The Hour of Bad Decisions
by Russell Wangersky
Russell Wangersky's characters, caught in a variety of human circumstances, make some outstandingly bad decisions in this first short fiction collection by a prominent Canadian journalist.
This first short fiction collection by a prominent Canadian journalist paints vivid word pictures of the world and on these canvasses superimposes people in all their human imperfections.
Russell Wangersky's characters, caught in a variety of human circumstances, make some outstandingly bad decisions. A labourer enjoys new-found popularity among his co-workers after losing several fingers in a work accident. So, in the face of returning invisibility, he makes a desperate decision. An elderly shut-in chooses to believe the lies of her own life and the world view she absorbs from talk radio. And finds the scapegoats that both those distortions of reality require.

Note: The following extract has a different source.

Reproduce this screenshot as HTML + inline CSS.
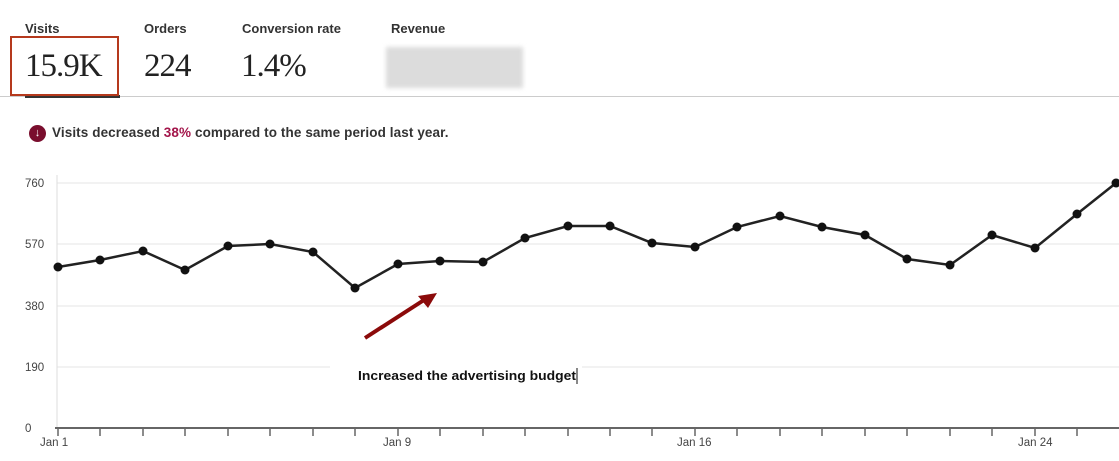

In these stories, some people seem to escape the consequences of their bad decisions, some people wind up being redeemed, and some are left to fates the reader can only imagine.
As a backdrop, often a counterpoint, to these very human struggles, Wangersky paints the most exquisite canvasses with his words. Whether it be landscape or seascape of his native Newfoundland, startling weather, fine woodworking, or the workings of a factory, he presents us with note-perfect descriptions of the often-stunning world in which we imperfect humans live.
That we are capable of making decisions, doing more than acting instinctually, marks us as human among the living creatures of this world. Thus, Wangersky reminds us, even bad decisions can be cause for celebration, of what it means to be human.